It's possible for nouveau and nvidia to have the same bugs. Often this sort of situation comes down to thinking up tests to try and narrow down the cause, work through the cheap / easy / most likely options, ie as you have 2 monitors, try one at a time, if it happens on both it's probably not them, although if you were unlucky they are both faulty or not compatible with that card. You can try some new testing kernel for the latest code possible, or some old one in case it is a recent bug, boot a live USB from some other distro, see if you can make the problem better or worse.
I feel like using a live USB doesn't really help much since those freezes are very random and there is quite some time in between some of them. Furthermore I used the same hardware setup with preeetty much the same software on arch before and the same error occurred as well. Although testing an installation without any nvidia drivers could be interesting as well. It wouldn't really solve the problem though because I kinda want to use them (initially I wanted to buy an AMD card anyway, but I didn't find a good one for a decent price). The issue could also be caused by some other components not playing nice with the nvidia card but I don't know how likely that actually is.

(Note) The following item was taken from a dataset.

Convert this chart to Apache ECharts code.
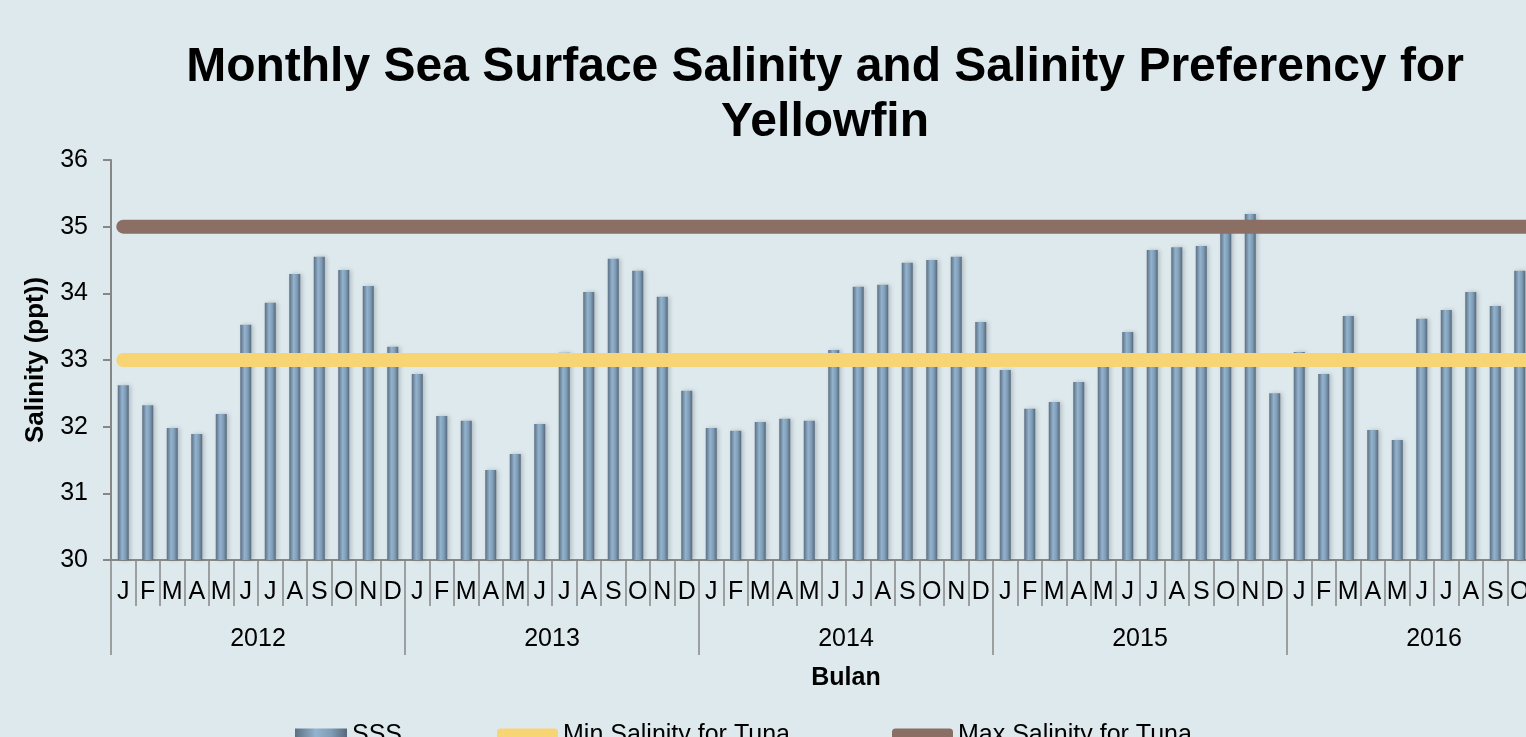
<!DOCTYPE html>
<html>
<head>
<meta charset="utf-8">
<title>Monthly Sea Surface Salinity</title>
<script src="https://cdn.jsdelivr.net/npm/echarts@6/dist/echarts.min.js"></script>
<style>
  html, body {
    margin: 0;
    padding: 0;
    width: 1526px;
    height: 737px;
    overflow: hidden;
    background: #dee9ed;
  }
  /* the source picture is cropped on the right, so the chart runs past the window */
  #chart {
    width: 1700px;
    height: 737px;
  }
</style>
</head>
<body>
<div id="chart"></div>
<script>
const years = ['2012', '2013', '2014', '2015', '2016']
const monthLetters = ['J', 'F', 'M', 'A', 'M', 'J', 'J', 'A', 'S', 'O', 'N', 'D']

// monthly SSS (ppt); Nov/Dec 2016 fall outside the crop
const sss2012 = [32.62, 32.32, 31.98, 31.89, 32.19, 33.53, 33.86, 34.29, 34.55, 34.35, 34.11, 33.2]
const sss2013 = [32.79, 32.16, 32.09, 31.35, 31.59, 32.04, 33.11, 34.02, 34.52, 34.34, 33.95, 32.54]
const sss2014 = [31.98, 31.94, 32.07, 32.12, 32.09, 33.15, 34.1, 34.13, 34.46, 34.5, 34.55, 33.57]
const sss2015 = [32.85, 32.27, 32.37, 32.67, 33.0, 33.42, 34.65, 34.69, 34.71, 35.0, 35.19, 32.5]
const sss2016 = [33.12, 32.79, 33.66, 31.95, 31.8, 33.62, 33.75, 34.02, 33.81, 34.34, null, null]

// salinity preference range for yellowfin tuna
const minSalinityTuna = 33
const maxSalinityTuna = 35

const yTicks = { min: 30, max: 36, interval: 1 }

const months = years.flatMap(() => monthLetters)
const sss = [...sss2012, ...sss2013, ...sss2014, ...sss2015, ...sss2016]

const font = 'Liberation Sans, Arial, sans-serif'
const axisGray = '#878787'
const yellow = '#f8d574'
const brown = '#8c6f64'

const barFill = new echarts.graphic.LinearGradient(0, 0, 1, 0, [
  { offset: 0, color: '#5b6f81' },
  { offset: 0.4, color: '#93b3ce' },
  { offset: 0.7, color: '#7f9cb6' },
  { offset: 1, color: '#55687a' },
])

const legendText = {
  fontFamily: font,
  fontSize: 25,
  color: '#000',
}

function legendAt(left, name, icon, width) {
  return {
    left,
    top: 723,
    padding: 0,
    icon,
    itemWidth: width,
    itemHeight: 14,
    textStyle: legendText,
    data: [name],
  }
}

const chart = echarts.init(document.getElementById('chart'))
chart.setOption({
  backgroundColor: '#dee9ed',
  textStyle: {
    fontFamily: font,
  },
  title: {
    text: 'Monthly Sea Surface Salinity and Salinity Preferency for\nYellowfin',
    left: 825,
    top: 40,
    padding: 0,
    textAlign: 'center',
    textStyle: {
      fontFamily: font,
      fontSize: 48,
      fontWeight: 'bold',
      lineHeight: 55,
      color: '#000',
    },
  },
  legend: [
    legendAt(295, 'SSS', 'rect', 52),
    legendAt(497, 'Min Salinity for Tuna', 'roundRect', 61),
    legendAt(892, 'Max Salinity for Tuna', 'roundRect', 61),
  ],
  grid: {
    left: 111,
    right: 119,
    top: 160,
    bottom: 177,
  },
  xAxis: [
    {
      type: 'category',
      data: months,
      position: 'bottom',
      axisLine: {
        lineStyle: { color: axisGray, width: 2 },
      },
      axisTick: {
        show: true,
        interval: 0,
        length: 46,
        lineStyle: { color: axisGray, width: 1.5 },
      },
      axisLabel: {
        interval: 0,
        margin: 20,
        fontSize: 25,
        color: '#000',
      },
    },
    {
      type: 'category',
      data: years,
      position: 'bottom',
      name: 'Bulan',
      nameLocation: 'middle',
      nameGap: 106,
      nameTextStyle: {
        fontSize: 25,
        fontWeight: 'bold',
        color: '#000',
      },
      axisLine: { show: false },
      axisTick: {
        show: true,
        interval: 0,
        length: 95,
        lineStyle: { color: axisGray, width: 1.5 },
      },
      axisLabel: {
        margin: 67,
        fontSize: 25,
        color: '#000',
      },
    },
  ],
  yAxis: {
    type: 'value',
    min: yTicks.min,
    max: yTicks.max,
    interval: yTicks.interval,
    name: 'Salinity (ppt))',
    nameLocation: 'middle',
    nameGap: 61,
    nameTextStyle: {
      fontSize: 26,
      fontWeight: 'bold',
      color: '#000',
    },
    axisLine: {
      show: true,
      lineStyle: { color: axisGray, width: 2 },
    },
    axisTick: {
      show: true,
      inside: false,
      length: 8,
      lineStyle: { color: axisGray, width: 2 },
    },
    axisLabel: {
      margin: 23,
      fontSize: 25,
      color: '#000',
    },
    splitLine: { show: false },
  },
  series: [
    {
      name: 'SSS',
      type: 'bar',
      xAxisIndex: 0,
      data: sss,
      barWidth: 11,
      itemStyle: {
        color: barFill,
        shadowColor: 'rgba(40, 55, 70, 0.25)',
        shadowBlur: 4,
        shadowOffsetX: 2,
      },
    },
    {
      name: 'Min Salinity for Tuna',
      type: 'line',
      xAxisIndex: 0,
      data: months.map(() => minSalinityTuna),
      showSymbol: false,
      color: yellow,
      lineStyle: { color: yellow, width: 14, cap: 'round' },
    },
    {
      name: 'Max Salinity for Tuna',
      type: 'line',
      xAxisIndex: 0,
      data: months.map(() => maxSalinityTuna),
      showSymbol: false,
      color: brown,
      lineStyle: { color: brown, width: 14, cap: 'round' },
    },
  ],
})
</script>
</body>
</html>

With thermal paste, personally I just put a thin covering over the top of the chip(s) with a plastic spreader, any excess squishes out. Too much excess using electrically conductive pastes can be bad news, just messy with non-conductive types.  ;D  If you do a test run then take off the heatsink you can see how it went, then clean up and redo it, but I also agree that is very unlikely to be the cause of those symptoms.
My only concerns were that I pup on to little thermal paste. I'm not good at estimating sizes and distances and wasn't sure if I got it as stated in the manual. I'll probably put that at about the end of the list of things I want to check.

Re: Random Freezes

Reply #14
The suggestion of using another distro, perhaps from a live usb, you could install it if you preferred, is to use totally different software and versions. Arch and Artix with the same DE are going to share ~90% bugs. Devuan stable on another desktop will have ~90% different bugs. So if the problem goes away it shows it's more likely to be software not hardware or vice versa if  it's still there.